Untitled
Signed Lena Cronqvist and numbered 1/2. Dark patinated bronze. Height 105 cm, diameter 95 cm.
Galleri Lars Bohman, Stockholm.
Private Collection.
“…The girl’s time – this very brief existence between two periods at the beginning of life, in the very narrow land that will, very soon, sink at the horizon.”
The words are those of Göran Tunström, the author who was Lena Cronqvist’s life partner. They capture a thematic that the painter and sculptor Cronqvist depicted time and again. Her passing nearly a year ago marks the loss of one of Sweden’s most prominent and interesting artists. With a distinctive artistic confidence, great intimacy, and sensual immediacy, she portrayed her experiences of her own childhood, motherhood, and family. The childhood has particularly been a strong theme that Lena Cronqvist has explored in her works in both painting and sculpture.
In the 1990s, Lena Cronqvist began to seriously explore sculpture as a form of expression, and over the past decade, she has increasingly emerged as one of the most fascinating sculptors of our time. The early sculptures, created among other places during stays in New York with her husband Göran Tunström, were small in scale. From there, the development has progressed towards larger bronze sculptures, still with the same theme; children and, above all, young girls.
The sculpture presented in the auction is formed by a young figure sitting in a large bowl. The artist often places her figures in water – what can simultaneously be perceived as safe and calming, or a place for purification and play, can just as quickly transform into something unsafe and even dangerous. Upright and with a steady gaze, the presence is palpable.
Lena Cronqvist’s sculptures can be found in many public collections, including; “Hand i Hand,” which is located in the park of the Rackstad Museum in Arvika, “Flicka i balja” in Trefaldighetsallén in Norre Katts park in Halmstad, and “Flicka som räcker ut tungan” outside the Stockholm City Art Office. The municipality of Karlstad, Lena Cronqvist’s birthplace, acquired “Två flickor”, which was placed in Spegeldammen in front of the Värmland Museum. The sculpture was part of the museum park’s large and well-attended Cronqvist exhibition in 2010. “Flicka i balja” was purchased by Sven-Harry Karlsson’s Konstmuseum in 2010 and can be seen at Vasaparken in Stockholm. Furthermore, the sculpture group “Fem flickor” is located at Södermalmstorg.
Lena Cronqvist was one of Sweden’s most significant and influential artists, with a career spanning more than five decades. Born in Karlstad and educated at the Bristol School of Art in England as well as the Royal Institute of Art in Stockholm, she developed a style of painting where technical precision met intense emotional depth. Through her raw and emotionally charged imagery, she explored the paradoxes of motherhood, the shadows of childhood, and the relentless flow of time.
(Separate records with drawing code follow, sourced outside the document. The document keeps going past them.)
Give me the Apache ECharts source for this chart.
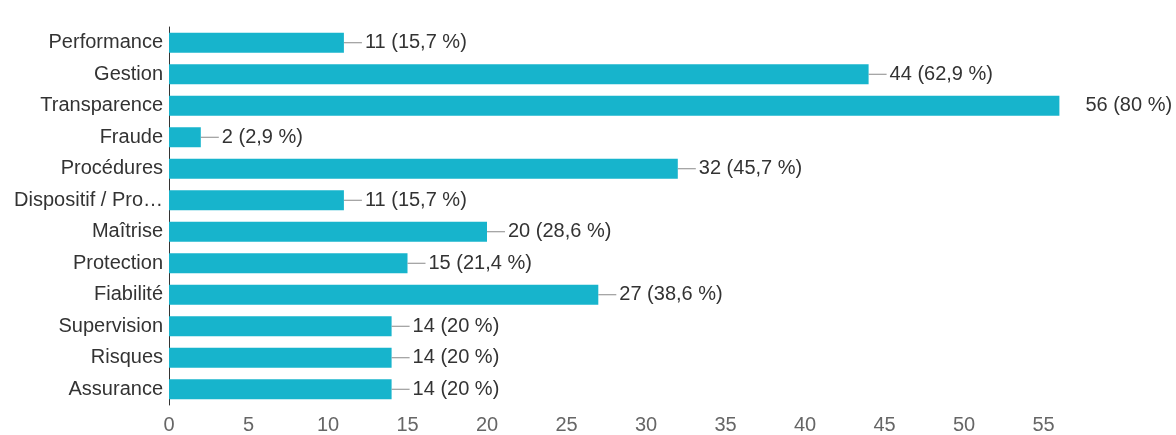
<!DOCTYPE html>
<html>
<head>
<meta charset="utf-8">
<script src="https://cdn.jsdelivr.net/npm/echarts@6/dist/echarts.min.js"></script>
<style>
html,body{margin:0;padding:0;background:#fff;}
#chart{width:1176px;height:435px;}
</style>
</head>
<body>
<div id="chart"></div>
<script>
var categories = ['Performance','Gestion','Transparence','Fraude','Procédures','Dispositif / Pro…','Maîtrise','Protection','Fiabilité','Supervision','Risques','Assurance'];
var counts = [11,44,56,2,32,11,20,15,27,14,14,14];
var percents = ['15,7','62,9','80','2,9','45,7','15,7','28,6','21,4','38,6','20','20','20'];
var tickLabels = ['0','5','10','15','20','25','30','35','40','45','50','55'];

var maxCount = Math.max.apply(null, counts);
var chart = echarts.init(document.getElementById('chart'), null, {renderer:'canvas'});
var FONT = '"Liberation Sans", Arial, sans-serif';
chart.setOption({
  animation:false,
  backgroundColor:'#ffffff',
  grid:{left:169, right:53, top:27, bottom:28, containLabel:false},
  xAxis:{
    type:'value', min:0, max:60, interval:5,
    axisLine:{show:false}, axisTick:{show:false}, splitLine:{show:false},
    axisLabel:{
      color:'#666', fontSize:20, fontFamily:FONT, margin:10, showMaxLabel:false,
      formatter:function(v){ var s=String(v); return tickLabels.indexOf(s)>=0 ? s : ''; }
    }
  },
  yAxis:{
    type:'category', data:categories, inverse:true,
    axisLine:{show:true, lineStyle:{color:'#333', width:1}},
    axisTick:{show:false},
    axisLabel:{color:'#333', fontSize:20, fontFamily:FONT, margin:6}
  },
  series:[{
    type:'bar',
    data:counts,
    barWidth:20,
    itemStyle:{color:'#17b4cc'},
    label:{
      show:true, position:'right', distance:0,
      fontFamily:FONT, fontSize:20, color:'#333',
      formatter:function(p){
        var txt = counts[p.dataIndex] + ' (' + percents[p.dataIndex] + ' %)';
        if (counts[p.dataIndex] === maxCount) return '{gap|}{t|' + txt + '}';
        return '{line|}{t|' + txt + '}';
      },
      rich:{
        line:{width:18, height:1, backgroundColor:'#888'},
        gap:{width:23, height:1},
        t:{color:'#333', fontSize:20, fontFamily:FONT, padding:[0,0,0,3]}
      }
    }
  }]
});
</script>
</body>
</html>
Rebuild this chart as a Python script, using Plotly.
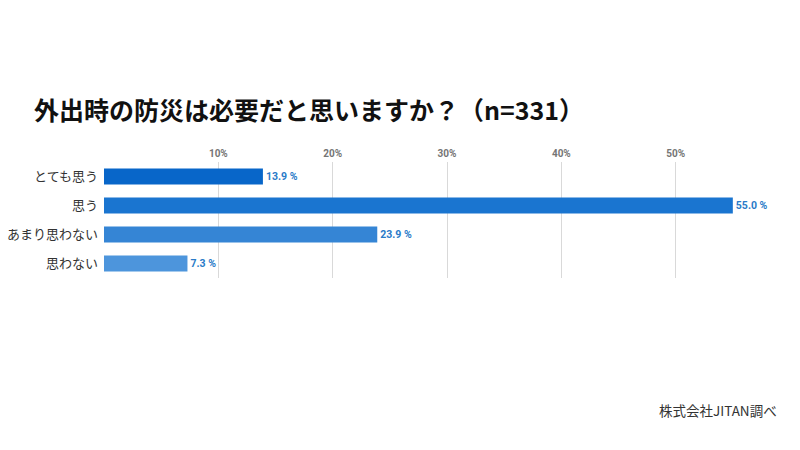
import plotly.graph_objects as go

categories = ["とても思う", "思う", "あまり思わない", "思わない"]
values = [13.9, 55.0, 23.9, 7.3]
value_labels = ["13.9 %", "55.0 %", "23.9 %", "7.3 %"]
bar_colors = ["#0866C9", "#1A75D0", "#3585D5", "#4D95DC"]
tick_vals = [10, 20, 30, 40, 50]
tick_text = ["10%", "20%", "30%", "40%", "50%"]

fig = go.Figure()
fig.add_trace(go.Bar(
    y=categories, x=values, orientation="h",
    marker=dict(color=bar_colors, line=dict(width=0)),
    text=value_labels, textposition="outside", cliponaxis=False,
    textfont=dict(family="Roboto, Noto Sans CJK JP", size=10.5, color="#2A7BC8", weight="bold"),
    width=0.56,
))

fig.update_layout(
    width=800, height=450,
    paper_bgcolor="white", plot_bgcolor="white",
    margin=dict(l=104, r=10, t=162, b=172, autoexpand=False),
    showlegend=False,
    font=dict(family="Noto Sans CJK JP"),
    xaxis=dict(range=[0, 60], side="top", tickvals=tick_vals, ticktext=tick_text,
               showgrid=True, gridcolor="#D9D9D9", gridwidth=1, zeroline=False,
               showline=False, ticks="", ticklabelstandoff=2, automargin=False,
               tickfont=dict(family="Roboto", size=10, color="#757575", weight="bold")),
    yaxis=dict(autorange="reversed", showgrid=False, zeroline=False, showline=False,
               ticks="", ticklabelstandoff=5, automargin=False,
               tickfont=dict(family="Noto Sans CJK JP", size=13, color="#333333")),
    annotations=[
        dict(text="<b>外出時の防災は必要だと思いますか？（n=331）</b>", xref="paper", yref="paper",
             x=(32 - 104) / 686, y=1 + (162 - 109) / 116, xanchor="left", yanchor="middle",
             showarrow=False, font=dict(family="Noto Sans CJK JP", size=25, color="#111111")),
        dict(text="株式会社JITAN調べ", xref="paper", yref="paper",
             x=(779 - 104) / 686, y=-(410 - 278) / 116, xanchor="right", yanchor="middle",
             showarrow=False, font=dict(family="Noto Sans CJK JP", size=13.5, color="#333333")),
    ],
)

fig.write_html("out.html")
Inspired by modernism and Edvard Munch, she transformed the personal into universal stories filled with deep psychological presence and power. As a painter, printmaker, and sculptor, she moved effortlessly between artistic forms, with each work marked by strong emotion and meticulous craftsmanship. Her interpretation of Jan van Eyck’s "The Arnolfini Portrait" in "Trolovningen"(1974/75) became a milestone when it sold at Bukowski's auction Vår Contemporary 2016 for over 11 million SEK - the highest amount ever paid for a work by a living Swedish artist at the time. Lena Cronqvist’s art is a bold and powerful voice that continues to move, challenge, and inspire. Her legacy lives on - boundless and timeless - reminding us of art’s ability to reach into the depths of the human experience.